Rancho Saucos was a 22212acres Mexican land grant in present-day Tehama County, California given in 1844 by Governor Manuel Micheltorena to Robert H. Thomes.[1] The name means "Ranch of the Elder trees". The grant extended along the west side of the Sacramento River from Elder Creek and Rancho Las Flores on the north to Thomes Creek on the south, and encompassed present-day Tehama.[2]
Robert Hasty Thomes (1817–1878), was born in Cumberland County, Maine and came to California in 1841 with the Bartleson-Bidwell Party.[3]
Thomes and Albert G. Toomes became partners in a carpentry business in Monterey. They built a house in Monterey for Governor pro tem Manuel Jimeno.[4] Thomes arrived in the Tehama area in the company of Albert G. Toomes (Rancho Rio de los Molinos), William Chard (Rancho Las Flores), and Job Francis Dye (Rancho Primer Cañon o Rio de Los Berrendos). Thomes five square league grant was directly across the Sacramento River from the five square league Rancho Rio de los Molinos grant of Toomes.[5] In 1850, Thomes mapped out on the land grant what would become the city of Tehama. It was the last stop for the riverboats for a few years, and the first county seat. When the boats started going further up the river, Red Bluff became the center of trade and the county seat.[6]

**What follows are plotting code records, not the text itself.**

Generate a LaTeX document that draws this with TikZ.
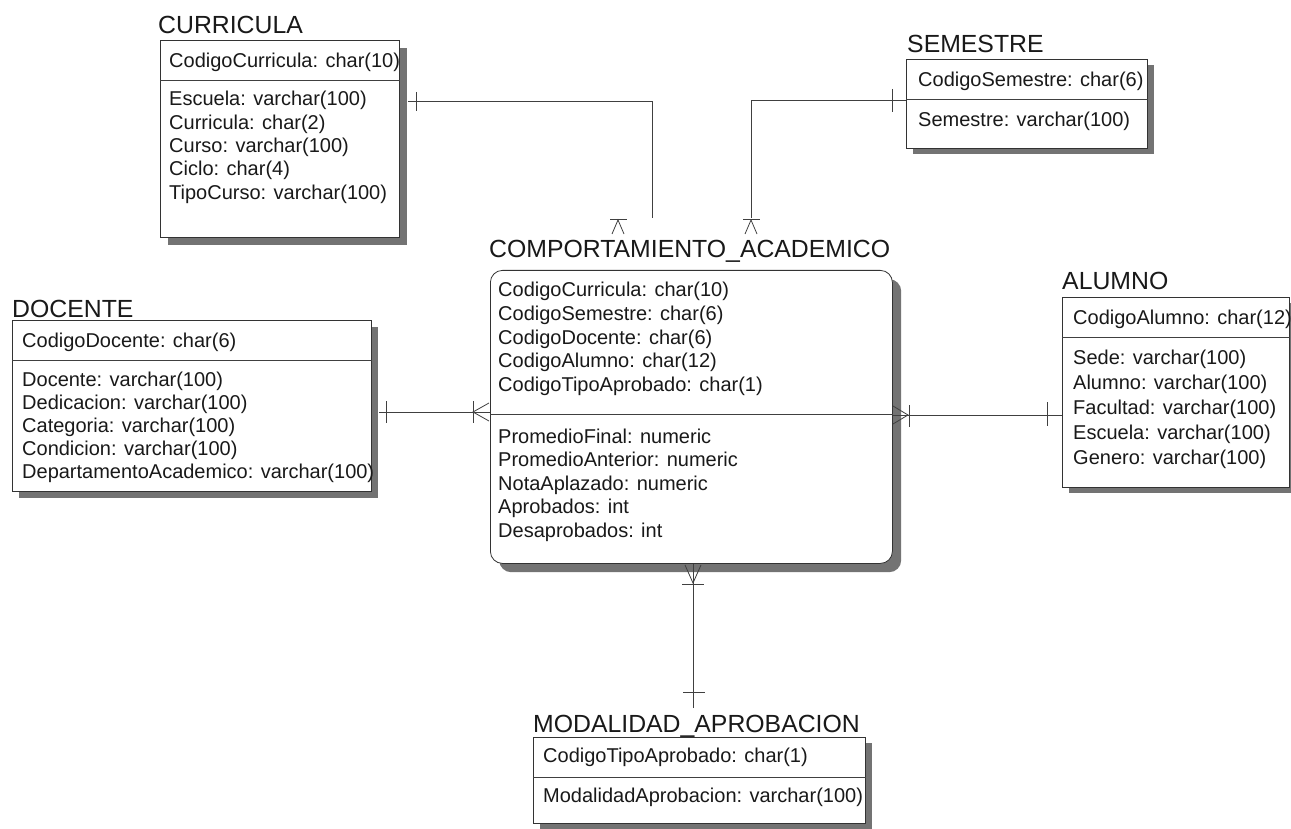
\documentclass[tikz,border=0pt]{standalone}
\usepackage{fontspec}
\setmainfont{Liberation Sans}
\tikzset{
  ent/.style={draw=black!80, line width=0.8pt, fill=white, inner sep=0pt, anchor=north west},
  shad/.style={fill=black!55, draw=none, inner sep=0pt, anchor=north west},
  attr/.style={anchor=base west, inner sep=0pt, font=\fontsize{20}{24}\selectfont, text=black!90},
  ttl/.style={anchor=base west, inner sep=0pt, font=\fontsize{24.8}{28}\selectfont, text=black!90},
  conn/.style={draw=black!75, line width=0.8pt},
  divl/.style={draw=black!75, line width=0.8pt},
}
\begin{document}
\begin{tikzpicture}[x=1pt,y=-1pt]
\useasboundingbox[fill=white] (0,0) rectangle (1291,829);

% ---------- shadows ----------
\node[shad, minimum width=239pt, minimum height=197pt] (curS) at (168,48) {};
\node[shad, minimum width=241pt, minimum height=89pt] (semS) at (913,65) {};
\node[shad, minimum width=359pt, minimum height=171pt] (docS) at (19,327) {};
\node[shad, minimum width=227pt, minimum height=190pt] (aluS) at (1069,303) {};
\node[shad, rounded corners=12pt, minimum width=402pt, minimum height=293pt] (compS) at (499,279) {};
\node[shad, minimum width=332pt, minimum height=86pt] (modS) at (540,743) {};

% ---------- connectors ----------
% CURRICULA - COMPORTAMIENTO
\coordinate (c1a) at (408,101);
\coordinate (c1b) at (652,101);
\coordinate (c1c) at (652,218);
\draw[conn] (c1a) -- (c1b) -- (c1c);
\draw[conn] (416,92) -- (416,111);
\draw[conn] (610,219) -- (627,219);
\draw[conn] (612,234) -- (618,220) -- (624,234);
% SEMESTRE - COMPORTAMIENTO
\coordinate (c2a) at (906,100);
\coordinate (c2b) at (751,100);
\coordinate (c2c) at (751,218);
\draw[conn] (c2a) -- (c2b) -- (c2c);
\draw[conn] (892,89) -- (892,112);
\draw[conn] (743,219) -- (760,219);
\draw[conn] (745,234) -- (751,220) -- (757,234);
% DOCENTE - COMPORTAMIENTO
\coordinate (c3a) at (379,412);
\coordinate (c3b) at (490,412);
\draw[conn] (c3a) -- (c3b);
\draw[conn] (386,401) -- (386,423);
\draw[conn] (473,401) -- (473,423);
\draw[conn] (489,403) -- (473,412) -- (489,421);
% ALUMNO - COMPORTAMIENTO
\coordinate (c4a) at (1062,415);
\coordinate (c4b) at (892,415);
\draw[conn] (c4a) -- (c4b);
\draw[conn] (1047,402) -- (1047,426);
\draw[conn] (909,405) -- (909,427);
\draw[conn] (893,406) -- (908,415) -- (893,424);
% MODALIDAD - COMPORTAMIENTO
\coordinate (c5a) at (693,708);
\coordinate (c5b) at (693,563);
\draw[conn] (c5a) -- (c5b);
\draw[conn] (683,692) -- (705,692);
\draw[conn] (682,584) -- (704,584);
\draw[conn] (685,565) -- (693,583) -- (701,565);

% ---------- CURRICULA ----------
\node[ttl] (curT) at (158,34) {CURRICULA};
\node[ent, minimum width=239pt, minimum height=197pt] (cur) at (160,40) {};
\draw[divl] (cur.west |- 0,80) -- (cur.east |- 0,80);
\node[attr] (curK) at (169,67.5) {CodigoCurricula: char(10)};
\foreach \t [count=\i] in {Escuela: varchar(100), Curricula: char(2), Curso: varchar(100), Ciclo: char(4), TipoCurso: varchar(100)}
  \node[attr] (cur\i) at (169,{106+(\i-1)*23.3}) {\t};

% ---------- SEMESTRE ----------
\node[ttl] (semT) at (907,53) {SEMESTRE};
\node[ent, minimum width=241pt, minimum height=89pt] (sem) at (906,59) {};
\draw[divl] (sem.west |- 0,99) -- (sem.east |- 0,99);
\node[attr] (semK) at (918,87) {CodigoSemestre: char(6)};
\node[attr] (sem1) at (918,127) {Semestre: varchar(100)};

% ---------- DOCENTE ----------
\node[ttl] (docT) at (12,317) {DOCENTE};
\node[ent, minimum width=359pt, minimum height=171pt] (doc) at (12,320) {};
\draw[divl] (doc.west |- 0,360) -- (doc.east |- 0,360);
\node[attr] (docK) at (22,347) {CodigoDocente: char(6)};
\foreach \t [count=\i] in {Docente: varchar(100), Dedicacion: varchar(100), Categoria: varchar(100), Condicion: varchar(100), DepartamentoAcademico: varchar(100)}
  \node[attr] (doc\i) at (22,{386+(\i-1)*23}) {\t};

% ---------- ALUMNO ----------
\node[ttl] (aluT) at (1062,290) {ALUMNO};
\node[ent, minimum width=227pt, minimum height=190pt] (alu) at (1062,297) {};
\draw[divl] (alu.west |- 0,337) -- (alu.east |- 0,337);
\node[attr] (aluK) at (1073,324) {CodigoAlumno: char(12)};
\foreach \t [count=\i] in {Sede: varchar(100), Alumno: varchar(100), Facultad: varchar(100), Escuela: varchar(100), Genero: varchar(100)}
  \node[attr] (alu\i) at (1073,{364+(\i-1)*25}) {\t};

% ---------- COMPORTAMIENTO_ACADEMICO ----------
\node[ttl] (compT) at (489,258) {COMPORTAMIENTO\_ACADEMICO};
\node[ent, rounded corners=12pt, minimum width=402pt, minimum height=293pt] (comp) at (490,270) {};
\draw[divl] (comp.west |- 0,414) -- (comp.east |- 0,414);
\foreach \t [count=\i] in {CodigoCurricula: char(10), CodigoSemestre: char(6), CodigoDocente: char(6), CodigoAlumno: char(12), CodigoTipoAprobado: char(1)}
  \node[attr] (compK\i) at (498,{297+(\i-1)*23.5}) {\t};
\foreach \t [count=\i] in {PromedioFinal: numeric, PromedioAnterior: numeric, NotaAplazado: numeric, Aprobados: int, Desaprobados: int}
  \node[attr] (compA\i) at (498,{443+(\i-1)*23.5}) {\t};

% ---------- MODALIDAD_APROBACION ----------
\node[ttl] (modT) at (533,732) {MODALIDAD\_APROBACION};
\node[ent, minimum width=332pt, minimum height=86pt] (mod) at (533,737) {};
\draw[divl] (mod.west |- 0,777) -- (mod.east |- 0,777);
\node[attr] (modK) at (543,762) {CodigoTipoAprobado: char(1)};
\node[attr] (mod1) at (543,802) {ModalidadAprobacion: varchar(100)};
\end{tikzpicture}
\end{document}
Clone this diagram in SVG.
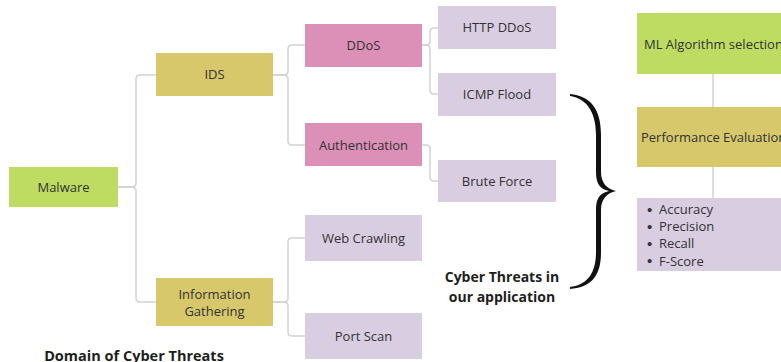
<svg xmlns="http://www.w3.org/2000/svg" width="781" height="362" viewBox="0 0 781 362">
  <style>
    .lbl { font-family: "Open Sans", "Noto Sans", "Liberation Sans", sans-serif; font-size: 13px; fill: #333333; }
    .mid { text-anchor: middle; }
    .dot { font-family: "Liberation Sans", sans-serif; font-size: 15px; fill: #333333; }
    .title { font-family: "Open Sans", "Liberation Sans", sans-serif; font-size: 14px; font-weight: bold; fill: #1e1e1e; text-anchor: middle; }
    .green { fill: #bedc62; }
    .khaki { fill: #d7c86c; }
    .pink { fill: #dc8fb7; }
    .lav { fill: #d9cde1; }
    .conn path, .conn line { fill: none; stroke: #d2d2d2; stroke-width: 1.5; }
  </style>
  <rect width="781" height="362" fill="#ffffff"/>

  <!-- tree connectors -->
  <g id="connectors" class="conn">
    <path d="M118,187 H132 Q136,187 136,183 V79 Q136,75 140,75 H156"/>
    <path d="M118,187 H132 Q136,187 136,191 V298 Q136,302 140,302 H156"/>
    <path d="M273,75 H284 Q288,75 288,71 V49 Q288,45 292,45 H305"/>
    <path d="M273,75 H284 Q288,75 288,79 V141 Q288,145 292,145 H305"/>
    <path d="M273,302 H284 Q288,302 288,298 V242 Q288,238 292,238 H305"/>
    <path d="M273,302 H284 Q288,302 288,306 V332 Q288,336 292,336 H305"/>
    <path d="M422,45 H426 Q430,45 430,41 V32 Q430,28 434,28 H438"/>
    <path d="M422,45 H426 Q430,45 430,49 V90 Q430,94 434,94 H438"/>
    <path d="M422,145 H426 Q430,145 430,149 V177 Q430,181 434,181 H438"/>
    <line x1="713" y1="74" x2="713" y2="107"/>
    <line x1="713" y1="167" x2="713" y2="198"/>
  </g>

  <g id="malware">
    <rect class="green" x="9" y="167" width="109" height="40"/>
    <text class="lbl mid" x="63.5" y="191.5">Malware</text>
  </g>
  <g id="ids">
    <rect class="khaki" x="156" y="53" width="117" height="43"/>
    <text class="lbl mid" x="214.5" y="79">IDS</text>
  </g>
  <g id="info-gathering">
    <rect class="khaki" x="156" y="278" width="117" height="48"/>
    <text class="lbl mid" x="214.5" y="298.5">Information</text>
    <text class="lbl mid" x="214.5" y="316">Gathering</text>
  </g>
  <g id="ddos">
    <rect class="pink" x="305" y="24" width="117" height="43"/>
    <text class="lbl mid" x="363.5" y="50">DDoS</text>
  </g>
  <g id="authentication">
    <rect class="pink" x="305" y="123" width="117" height="43"/>
    <text class="lbl mid" x="363.5" y="149.5">Authentication</text>
  </g>
  <g id="web-crawling">
    <rect class="lav" x="305" y="215" width="117" height="46"/>
    <text class="lbl mid" x="363.5" y="242.5">Web Crawling</text>
  </g>
  <g id="port-scan">
    <rect class="lav" x="305" y="313" width="117" height="46"/>
    <text class="lbl mid" x="363.5" y="340.5">Port Scan</text>
  </g>
  <g id="http-ddos">
    <rect class="lav" x="438" y="6" width="118" height="43"/>
    <text class="lbl mid" x="497" y="32">HTTP DDoS</text>
  </g>
  <g id="icmp-flood">
    <rect class="lav" x="438" y="73" width="118" height="43"/>
    <text class="lbl mid" x="497" y="99">ICMP Flood</text>
  </g>
  <g id="brute-force">
    <rect class="lav" x="438" y="160" width="118" height="42"/>
    <text class="lbl mid" x="497" y="186">Brute Force</text>
  </g>

  <!-- curly brace -->
  <g id="brace">
    <path fill="#111111" d="M570,94 C590,96 601,108 601,135 L601,172 C601,183 607,189 616,191 C607,193 601,199 601,210 L601,252 C601,278 590,287 570,289 L570,287 C585,285 596,276 596,252 L596,210 C596,198 600,193 609,191 C600,189 596,184 596,172 L596,135 C596,110 585,98 570,96 Z"/>
  </g>
  <g id="caption-app">
    <text class="title" x="502" y="282">Cyber Threats in</text>
    <text class="title" x="502" y="302">our application</text>
  </g>
  <g id="caption-domain">
    <text class="title" x="134" y="361" style="font-size:14.5px">Domain of Cyber Threats</text>
  </g>

  <g id="ml-selection">
    <rect class="green" x="637" y="13" width="150" height="61"/>
    <text class="lbl" x="644" y="48.5">ML Algorithm selection</text>
  </g>
  <g id="performance">
    <rect class="khaki" x="637" y="107" width="150" height="60"/>
    <text class="lbl" x="641" y="141.5">Performance Evaluation</text>
  </g>
  <g id="metrics">
    <rect class="lav" x="637" y="198" width="150" height="73"/>
    <text class="dot" x="647" y="214.5">•</text>
    <text class="lbl" x="659" y="214">Accuracy</text>
    <text class="dot" x="647" y="231.5">•</text>
    <text class="lbl" x="659" y="231">Precision</text>
    <text class="dot" x="647" y="248.5">•</text>
    <text class="lbl" x="659" y="248">Recall</text>
    <text class="dot" x="647" y="266">•</text>
    <text class="lbl" x="659" y="265.5">F-Score</text>
  </g>
</svg>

With the cession of California to the United States following the Mexican-American War, the 1848 Treaty of Guadalupe Hidalgo provided that the land grants would be honored. As required by the Land Act of 1851, a claim for Rancho Saucos, sometimes called Rancho Thomes, was filed with the Public Land Commission in 1852,[7] [8] and the grant was patented to Robert H. Thomes in 1857.[9] In January 1862, some 2,000 head of cattle were expected to perish at the ranch, presumably due to Great Flood of 1862.[10] Thomes died in Tehama March 26, 1878, unmarried.By 1887, about 19,000 acres of the Thomes grant were owned by the John Finnell family, with balance owned by "Messrs. Tyler, Mooney & Schultz". The land was most used for growing wheat, as well as some orchard fruit production.[11] [12] The land was said to be host to 50 artesian springs. John Finnell, and his sons Simpson Finnell, Simpson Finnell, and Thompson Finnell, each took about a quarter of the land, "in the order names, beginning from the north" and established their own farmsteads. The lands of Mooney and J. C. Tyler lay northwest of John Finnell's property. Elder Creek ran through Tyler's farm.